>> BEGIN Records to use

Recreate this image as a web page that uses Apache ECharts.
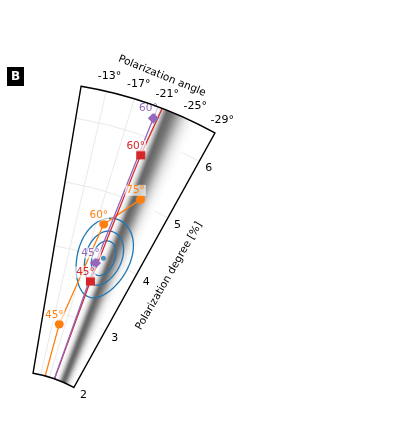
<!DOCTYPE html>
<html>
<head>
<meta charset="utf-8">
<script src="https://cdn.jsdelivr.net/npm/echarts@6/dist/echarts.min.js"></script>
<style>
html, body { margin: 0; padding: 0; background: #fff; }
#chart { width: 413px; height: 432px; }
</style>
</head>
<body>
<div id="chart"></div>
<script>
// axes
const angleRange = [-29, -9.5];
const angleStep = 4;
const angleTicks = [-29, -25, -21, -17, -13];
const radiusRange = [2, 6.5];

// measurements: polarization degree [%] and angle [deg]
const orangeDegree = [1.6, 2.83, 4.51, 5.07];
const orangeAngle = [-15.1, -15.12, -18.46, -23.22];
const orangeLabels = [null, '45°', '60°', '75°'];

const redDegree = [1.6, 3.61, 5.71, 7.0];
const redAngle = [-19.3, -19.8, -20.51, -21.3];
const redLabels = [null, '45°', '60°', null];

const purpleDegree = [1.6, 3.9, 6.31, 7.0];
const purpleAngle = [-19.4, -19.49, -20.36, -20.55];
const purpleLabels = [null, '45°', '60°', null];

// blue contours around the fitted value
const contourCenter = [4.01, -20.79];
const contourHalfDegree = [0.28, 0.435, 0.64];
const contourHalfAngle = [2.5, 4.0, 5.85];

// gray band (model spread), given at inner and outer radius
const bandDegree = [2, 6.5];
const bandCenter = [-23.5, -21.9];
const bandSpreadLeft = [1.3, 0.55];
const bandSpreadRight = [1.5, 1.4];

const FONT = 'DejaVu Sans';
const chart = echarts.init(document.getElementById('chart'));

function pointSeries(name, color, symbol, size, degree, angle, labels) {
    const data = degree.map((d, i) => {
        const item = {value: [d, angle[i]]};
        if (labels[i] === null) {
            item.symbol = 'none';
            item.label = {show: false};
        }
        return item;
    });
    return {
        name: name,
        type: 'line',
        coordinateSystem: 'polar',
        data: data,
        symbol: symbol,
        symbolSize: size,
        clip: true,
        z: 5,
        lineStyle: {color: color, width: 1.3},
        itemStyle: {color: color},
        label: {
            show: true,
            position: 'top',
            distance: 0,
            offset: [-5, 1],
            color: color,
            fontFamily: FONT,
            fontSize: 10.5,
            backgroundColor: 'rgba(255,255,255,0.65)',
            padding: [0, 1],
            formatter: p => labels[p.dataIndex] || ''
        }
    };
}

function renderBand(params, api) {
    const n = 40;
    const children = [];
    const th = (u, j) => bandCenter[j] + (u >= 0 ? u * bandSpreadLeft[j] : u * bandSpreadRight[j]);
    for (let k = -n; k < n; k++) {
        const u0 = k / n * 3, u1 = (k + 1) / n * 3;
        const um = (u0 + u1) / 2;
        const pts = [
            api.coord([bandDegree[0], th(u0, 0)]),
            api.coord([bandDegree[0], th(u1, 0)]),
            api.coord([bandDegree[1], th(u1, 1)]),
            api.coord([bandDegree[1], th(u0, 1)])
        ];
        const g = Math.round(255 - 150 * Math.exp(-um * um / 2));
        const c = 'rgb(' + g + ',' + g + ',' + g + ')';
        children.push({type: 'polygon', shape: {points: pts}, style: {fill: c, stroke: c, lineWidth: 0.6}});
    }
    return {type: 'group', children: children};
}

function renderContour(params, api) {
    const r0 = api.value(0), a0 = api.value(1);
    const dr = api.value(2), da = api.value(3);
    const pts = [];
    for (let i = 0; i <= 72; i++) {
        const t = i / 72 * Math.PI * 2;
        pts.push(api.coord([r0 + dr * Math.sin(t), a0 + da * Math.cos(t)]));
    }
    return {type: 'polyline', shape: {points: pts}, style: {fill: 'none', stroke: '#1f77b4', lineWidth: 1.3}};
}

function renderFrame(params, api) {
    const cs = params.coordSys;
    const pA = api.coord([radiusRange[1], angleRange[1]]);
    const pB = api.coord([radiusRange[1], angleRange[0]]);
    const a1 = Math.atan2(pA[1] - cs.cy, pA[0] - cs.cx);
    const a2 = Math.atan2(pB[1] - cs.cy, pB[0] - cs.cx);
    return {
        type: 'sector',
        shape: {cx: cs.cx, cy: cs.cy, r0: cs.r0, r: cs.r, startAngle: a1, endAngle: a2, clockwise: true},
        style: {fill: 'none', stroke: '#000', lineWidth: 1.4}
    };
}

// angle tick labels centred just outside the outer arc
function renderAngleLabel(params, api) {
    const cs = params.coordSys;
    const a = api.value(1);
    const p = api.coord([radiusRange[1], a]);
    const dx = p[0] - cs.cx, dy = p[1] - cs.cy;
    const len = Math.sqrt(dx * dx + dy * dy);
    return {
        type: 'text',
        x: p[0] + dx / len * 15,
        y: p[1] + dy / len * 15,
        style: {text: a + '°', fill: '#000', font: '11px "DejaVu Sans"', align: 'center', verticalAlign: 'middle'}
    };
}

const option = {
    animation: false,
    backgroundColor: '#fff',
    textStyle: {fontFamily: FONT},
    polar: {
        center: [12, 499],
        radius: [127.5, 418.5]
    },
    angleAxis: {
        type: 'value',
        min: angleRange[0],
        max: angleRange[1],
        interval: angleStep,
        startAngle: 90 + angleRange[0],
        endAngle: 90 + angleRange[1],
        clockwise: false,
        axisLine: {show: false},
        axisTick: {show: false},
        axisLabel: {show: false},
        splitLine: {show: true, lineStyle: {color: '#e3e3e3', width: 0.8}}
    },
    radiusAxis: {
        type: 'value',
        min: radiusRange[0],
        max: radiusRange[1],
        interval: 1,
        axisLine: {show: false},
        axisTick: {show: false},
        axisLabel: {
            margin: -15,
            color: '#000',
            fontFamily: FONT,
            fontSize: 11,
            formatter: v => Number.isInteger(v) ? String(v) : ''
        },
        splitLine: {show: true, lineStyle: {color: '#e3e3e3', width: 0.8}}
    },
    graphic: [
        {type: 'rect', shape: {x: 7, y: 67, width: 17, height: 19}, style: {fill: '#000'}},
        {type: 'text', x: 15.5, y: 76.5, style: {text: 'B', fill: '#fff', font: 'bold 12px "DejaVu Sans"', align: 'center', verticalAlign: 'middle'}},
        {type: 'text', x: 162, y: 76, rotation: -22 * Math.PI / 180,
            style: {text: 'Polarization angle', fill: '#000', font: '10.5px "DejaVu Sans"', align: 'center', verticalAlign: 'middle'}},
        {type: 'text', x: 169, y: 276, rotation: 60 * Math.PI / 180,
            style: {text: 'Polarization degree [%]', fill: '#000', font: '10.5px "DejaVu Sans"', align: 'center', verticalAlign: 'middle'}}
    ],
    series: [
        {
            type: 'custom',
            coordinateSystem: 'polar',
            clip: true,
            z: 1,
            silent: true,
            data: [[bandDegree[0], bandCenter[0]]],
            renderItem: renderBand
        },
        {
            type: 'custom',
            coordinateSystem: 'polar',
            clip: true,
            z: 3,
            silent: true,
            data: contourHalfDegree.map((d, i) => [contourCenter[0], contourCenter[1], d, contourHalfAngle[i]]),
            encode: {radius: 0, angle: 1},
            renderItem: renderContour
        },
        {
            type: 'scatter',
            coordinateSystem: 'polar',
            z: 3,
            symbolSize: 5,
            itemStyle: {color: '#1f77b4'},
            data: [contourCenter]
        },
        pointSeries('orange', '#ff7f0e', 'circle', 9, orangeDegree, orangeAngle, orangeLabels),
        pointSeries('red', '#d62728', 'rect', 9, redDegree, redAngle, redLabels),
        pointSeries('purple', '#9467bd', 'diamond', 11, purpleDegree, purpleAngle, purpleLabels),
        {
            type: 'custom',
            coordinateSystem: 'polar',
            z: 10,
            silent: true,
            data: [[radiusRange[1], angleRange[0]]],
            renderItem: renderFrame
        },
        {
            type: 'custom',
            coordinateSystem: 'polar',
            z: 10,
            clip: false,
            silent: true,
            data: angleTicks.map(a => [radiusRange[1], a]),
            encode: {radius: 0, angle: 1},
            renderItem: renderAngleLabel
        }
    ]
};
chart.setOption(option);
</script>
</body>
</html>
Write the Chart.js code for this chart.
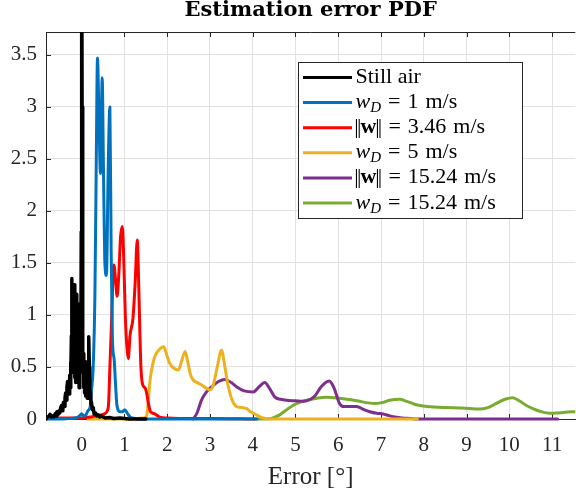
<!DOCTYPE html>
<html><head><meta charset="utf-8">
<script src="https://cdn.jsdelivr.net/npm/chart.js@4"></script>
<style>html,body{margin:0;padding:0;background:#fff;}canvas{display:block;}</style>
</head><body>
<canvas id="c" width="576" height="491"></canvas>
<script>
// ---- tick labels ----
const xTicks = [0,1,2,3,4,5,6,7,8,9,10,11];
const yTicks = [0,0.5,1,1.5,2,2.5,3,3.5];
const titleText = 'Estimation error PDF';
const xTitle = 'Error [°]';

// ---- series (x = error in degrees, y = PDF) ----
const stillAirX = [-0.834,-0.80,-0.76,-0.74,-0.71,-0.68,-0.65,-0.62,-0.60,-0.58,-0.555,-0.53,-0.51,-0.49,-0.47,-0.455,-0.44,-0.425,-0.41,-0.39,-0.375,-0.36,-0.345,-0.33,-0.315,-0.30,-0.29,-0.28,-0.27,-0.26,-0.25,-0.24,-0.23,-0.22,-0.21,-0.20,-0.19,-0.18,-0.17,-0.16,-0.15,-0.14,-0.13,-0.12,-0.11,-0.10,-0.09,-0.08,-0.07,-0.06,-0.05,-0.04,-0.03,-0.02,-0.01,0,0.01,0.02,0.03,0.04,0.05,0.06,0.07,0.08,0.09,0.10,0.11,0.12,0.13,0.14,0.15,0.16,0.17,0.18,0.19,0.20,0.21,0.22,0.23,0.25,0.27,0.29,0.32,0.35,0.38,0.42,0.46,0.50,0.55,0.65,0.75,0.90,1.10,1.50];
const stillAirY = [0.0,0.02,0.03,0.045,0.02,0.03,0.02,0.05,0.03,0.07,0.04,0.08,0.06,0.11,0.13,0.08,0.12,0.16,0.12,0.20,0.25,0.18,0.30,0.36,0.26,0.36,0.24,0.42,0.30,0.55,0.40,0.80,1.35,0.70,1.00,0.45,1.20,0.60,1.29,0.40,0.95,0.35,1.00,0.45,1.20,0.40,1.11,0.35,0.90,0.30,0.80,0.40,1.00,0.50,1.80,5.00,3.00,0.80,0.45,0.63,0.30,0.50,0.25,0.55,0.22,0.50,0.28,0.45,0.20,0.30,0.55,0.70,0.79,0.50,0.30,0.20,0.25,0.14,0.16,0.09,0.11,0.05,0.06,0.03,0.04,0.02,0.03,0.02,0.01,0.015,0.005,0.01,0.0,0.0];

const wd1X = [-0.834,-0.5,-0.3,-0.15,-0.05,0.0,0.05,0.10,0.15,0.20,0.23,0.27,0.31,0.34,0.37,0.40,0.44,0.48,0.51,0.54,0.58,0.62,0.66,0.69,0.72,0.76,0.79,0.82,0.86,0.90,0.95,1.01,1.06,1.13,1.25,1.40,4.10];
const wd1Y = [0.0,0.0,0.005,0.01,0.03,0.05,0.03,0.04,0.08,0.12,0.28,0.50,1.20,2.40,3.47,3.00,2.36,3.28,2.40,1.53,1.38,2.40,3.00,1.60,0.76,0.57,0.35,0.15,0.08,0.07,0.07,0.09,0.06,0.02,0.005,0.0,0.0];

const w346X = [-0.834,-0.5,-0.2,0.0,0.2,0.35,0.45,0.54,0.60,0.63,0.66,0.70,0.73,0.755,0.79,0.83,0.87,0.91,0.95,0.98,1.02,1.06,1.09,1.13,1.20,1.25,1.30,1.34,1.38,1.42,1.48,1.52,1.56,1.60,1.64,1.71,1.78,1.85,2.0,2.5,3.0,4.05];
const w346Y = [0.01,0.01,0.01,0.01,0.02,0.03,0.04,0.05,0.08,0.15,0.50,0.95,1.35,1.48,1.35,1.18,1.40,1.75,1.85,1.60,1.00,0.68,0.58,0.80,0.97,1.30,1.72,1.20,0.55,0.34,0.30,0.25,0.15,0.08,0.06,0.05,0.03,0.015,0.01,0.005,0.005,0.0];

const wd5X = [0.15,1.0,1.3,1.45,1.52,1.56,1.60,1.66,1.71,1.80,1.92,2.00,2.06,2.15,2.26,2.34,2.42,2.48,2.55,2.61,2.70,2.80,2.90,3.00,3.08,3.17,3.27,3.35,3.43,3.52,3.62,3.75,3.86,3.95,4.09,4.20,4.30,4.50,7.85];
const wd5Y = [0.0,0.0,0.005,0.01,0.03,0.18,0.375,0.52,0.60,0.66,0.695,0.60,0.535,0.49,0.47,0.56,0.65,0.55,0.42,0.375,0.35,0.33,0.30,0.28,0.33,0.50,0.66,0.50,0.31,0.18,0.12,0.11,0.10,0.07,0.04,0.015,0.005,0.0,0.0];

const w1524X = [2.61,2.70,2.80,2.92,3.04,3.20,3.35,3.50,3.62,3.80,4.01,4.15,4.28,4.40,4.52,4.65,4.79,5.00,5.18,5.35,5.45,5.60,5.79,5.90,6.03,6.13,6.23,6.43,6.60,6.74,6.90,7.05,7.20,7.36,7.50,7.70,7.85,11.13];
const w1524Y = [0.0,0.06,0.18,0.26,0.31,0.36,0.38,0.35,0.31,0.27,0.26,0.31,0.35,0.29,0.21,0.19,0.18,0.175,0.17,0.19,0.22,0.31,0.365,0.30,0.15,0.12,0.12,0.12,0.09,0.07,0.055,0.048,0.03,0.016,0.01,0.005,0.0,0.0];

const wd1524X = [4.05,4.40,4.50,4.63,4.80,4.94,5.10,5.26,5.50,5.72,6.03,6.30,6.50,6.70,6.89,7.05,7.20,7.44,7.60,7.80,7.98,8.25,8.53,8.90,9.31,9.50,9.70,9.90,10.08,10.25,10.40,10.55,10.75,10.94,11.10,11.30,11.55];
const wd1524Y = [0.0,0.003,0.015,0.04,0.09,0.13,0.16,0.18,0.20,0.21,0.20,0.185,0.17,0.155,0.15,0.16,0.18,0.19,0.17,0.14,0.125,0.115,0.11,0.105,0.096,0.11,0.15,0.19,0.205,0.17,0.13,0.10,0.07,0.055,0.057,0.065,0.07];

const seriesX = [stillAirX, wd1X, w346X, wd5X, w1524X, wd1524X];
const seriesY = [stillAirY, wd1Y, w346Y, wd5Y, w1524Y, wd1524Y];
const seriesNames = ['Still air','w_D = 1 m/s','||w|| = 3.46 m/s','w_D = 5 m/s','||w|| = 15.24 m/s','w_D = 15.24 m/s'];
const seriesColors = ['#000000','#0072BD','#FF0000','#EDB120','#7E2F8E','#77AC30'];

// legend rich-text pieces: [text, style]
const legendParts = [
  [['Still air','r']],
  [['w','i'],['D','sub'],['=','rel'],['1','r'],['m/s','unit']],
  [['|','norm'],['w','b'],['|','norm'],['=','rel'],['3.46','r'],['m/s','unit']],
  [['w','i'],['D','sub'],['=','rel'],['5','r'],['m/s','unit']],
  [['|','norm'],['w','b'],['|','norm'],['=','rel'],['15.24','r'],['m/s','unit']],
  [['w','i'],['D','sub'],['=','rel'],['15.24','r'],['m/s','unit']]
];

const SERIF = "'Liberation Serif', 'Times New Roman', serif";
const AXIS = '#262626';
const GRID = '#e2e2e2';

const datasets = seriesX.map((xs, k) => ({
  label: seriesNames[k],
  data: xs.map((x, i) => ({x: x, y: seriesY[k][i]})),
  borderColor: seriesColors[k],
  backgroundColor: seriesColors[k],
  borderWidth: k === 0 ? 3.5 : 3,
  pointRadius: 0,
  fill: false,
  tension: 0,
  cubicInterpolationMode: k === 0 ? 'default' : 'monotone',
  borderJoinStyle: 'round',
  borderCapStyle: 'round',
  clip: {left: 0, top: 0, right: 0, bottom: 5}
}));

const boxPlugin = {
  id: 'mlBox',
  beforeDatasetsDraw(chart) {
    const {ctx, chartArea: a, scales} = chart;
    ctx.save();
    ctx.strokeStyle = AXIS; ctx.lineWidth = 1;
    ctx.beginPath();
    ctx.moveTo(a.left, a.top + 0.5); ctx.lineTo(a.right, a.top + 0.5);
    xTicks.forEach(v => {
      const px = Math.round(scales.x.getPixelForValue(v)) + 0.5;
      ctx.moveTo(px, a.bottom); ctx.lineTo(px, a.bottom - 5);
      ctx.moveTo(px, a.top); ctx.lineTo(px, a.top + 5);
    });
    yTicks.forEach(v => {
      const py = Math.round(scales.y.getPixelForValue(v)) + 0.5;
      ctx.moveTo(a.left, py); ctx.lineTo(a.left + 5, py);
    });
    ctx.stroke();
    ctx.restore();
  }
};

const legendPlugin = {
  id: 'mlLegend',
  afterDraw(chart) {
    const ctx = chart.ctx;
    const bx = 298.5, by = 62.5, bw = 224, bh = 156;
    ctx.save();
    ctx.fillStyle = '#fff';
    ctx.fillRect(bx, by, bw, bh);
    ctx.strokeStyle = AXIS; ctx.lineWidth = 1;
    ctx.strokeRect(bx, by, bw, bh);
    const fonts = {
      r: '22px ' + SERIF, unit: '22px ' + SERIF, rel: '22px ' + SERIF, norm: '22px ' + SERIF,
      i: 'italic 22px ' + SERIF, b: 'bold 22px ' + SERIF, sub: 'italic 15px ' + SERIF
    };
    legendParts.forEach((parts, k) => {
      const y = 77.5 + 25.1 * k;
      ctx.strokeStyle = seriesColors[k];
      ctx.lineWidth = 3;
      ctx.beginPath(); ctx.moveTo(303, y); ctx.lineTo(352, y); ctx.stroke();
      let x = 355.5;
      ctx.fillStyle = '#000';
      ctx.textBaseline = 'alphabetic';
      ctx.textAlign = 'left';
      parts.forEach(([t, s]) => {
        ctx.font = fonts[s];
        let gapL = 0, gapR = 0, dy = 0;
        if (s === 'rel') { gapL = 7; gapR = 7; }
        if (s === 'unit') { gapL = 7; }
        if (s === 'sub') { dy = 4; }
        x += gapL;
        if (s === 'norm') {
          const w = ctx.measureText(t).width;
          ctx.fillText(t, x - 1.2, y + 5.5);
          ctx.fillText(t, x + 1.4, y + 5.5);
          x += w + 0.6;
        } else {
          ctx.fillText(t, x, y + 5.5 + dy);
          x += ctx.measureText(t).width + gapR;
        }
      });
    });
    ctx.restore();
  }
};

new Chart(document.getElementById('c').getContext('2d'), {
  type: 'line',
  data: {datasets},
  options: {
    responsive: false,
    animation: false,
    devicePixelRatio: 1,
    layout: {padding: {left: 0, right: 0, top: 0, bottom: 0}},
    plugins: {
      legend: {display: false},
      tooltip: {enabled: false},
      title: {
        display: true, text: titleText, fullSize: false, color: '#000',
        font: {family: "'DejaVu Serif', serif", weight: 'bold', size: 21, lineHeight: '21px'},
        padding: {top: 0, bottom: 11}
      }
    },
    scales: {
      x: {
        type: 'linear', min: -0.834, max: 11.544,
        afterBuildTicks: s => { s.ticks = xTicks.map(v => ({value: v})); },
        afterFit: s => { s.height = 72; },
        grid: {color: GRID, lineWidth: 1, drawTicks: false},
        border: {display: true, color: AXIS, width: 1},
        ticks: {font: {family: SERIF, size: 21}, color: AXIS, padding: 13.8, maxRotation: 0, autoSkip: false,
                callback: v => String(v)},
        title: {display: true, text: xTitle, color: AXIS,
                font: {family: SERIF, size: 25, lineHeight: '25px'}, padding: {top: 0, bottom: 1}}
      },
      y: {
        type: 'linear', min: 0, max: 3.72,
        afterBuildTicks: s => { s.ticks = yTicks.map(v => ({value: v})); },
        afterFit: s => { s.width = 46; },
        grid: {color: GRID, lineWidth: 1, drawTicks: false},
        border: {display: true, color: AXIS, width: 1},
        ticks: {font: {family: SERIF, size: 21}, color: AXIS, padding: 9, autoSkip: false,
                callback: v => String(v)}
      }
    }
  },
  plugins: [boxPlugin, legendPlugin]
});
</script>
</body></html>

>> END Records to use

◆ Exercise:
Across the data, tally the lines containing "this" and give back the number alone.

◆ The answer:
2